The same scaling problem hits businesses processing high transaction volumes. A high volume merchant account provider understands this well, because a payment system that buckles under load does not just cause downtime. It causes lost sales mid-checkout, which is a special kind of painful. Upgrading to a hosting plan that scales with demand is the obvious fix. It is always more convincing after the site has already gone down once.

An Expired Domain or Hosting Plan

This is the one that makes people want to slide under their desk and stay there. A website goes offline not because of hackers or hardware failure, but because someone forgot to renew a domain or a hosting subscription. The reminder emails arrived, went unread, and now the site is simply gone.

It happens to solo bloggers and mid-sized companies with actual IT departments. Setting renewals to auto-pay and routing billing emails to an inbox someone checks takes about four minutes and prevents an enormous amount of future embarrassment.

A Bad Update or Code Deployment

Everything was fine. Then someone pushed an update. A plugin conflict, a theme change, or a single line of code that behaves differently in production than it did in testing can take a working website offline instantly.

The bitter irony is that the site was perfectly healthy until someone tried to improve it. Staging environments exist precisely to catch these moments before real users see them. Skipping that step is a choice that tends to feel reasonable right up until the moment it is not.

A DDoS Attack

A distributed denial-of-service attack is not sophisticated theft. It is closer to a digital traffic jam created on purpose. Thousands of fake requests hit the server at once, none of them legitimate, all of them designed to make the site unreachable by sheer volume.

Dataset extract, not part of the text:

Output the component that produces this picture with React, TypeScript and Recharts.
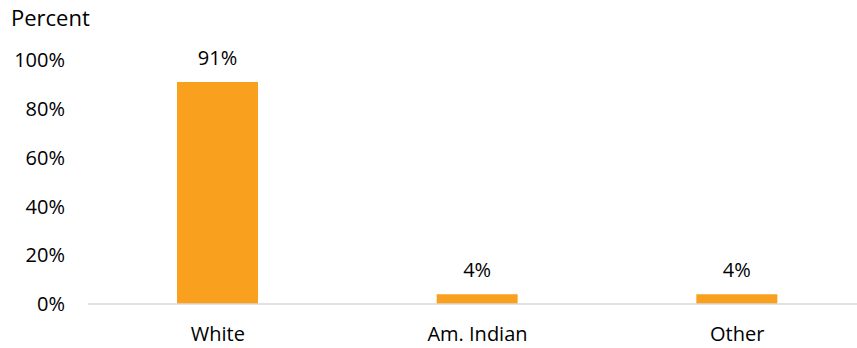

It works because servers have limits, and a flood of junk traffic hits those limits fast. DDoS attacks target businesses of every size, not just the big ones. Basic protection is available through most hosting providers and content delivery networks, and it costs far less than the downtime it prevents.

A Problem on the Hosting Provider’s End

Sometimes your site goes down, and you did absolutely nothing wrong. That is cold comfort, but it is still true.

Hosting providers have outages, too. Servers fail, data centers have issues, and infrastructure hiccups happen without any input from you. When the machine your site lives on goes dark, your site goes with it. The best response is a monitoring tool that catches the problem immediately and alerts you before your customers notice. You cannot prevent this one. You can make sure you find out about it before anyone else does.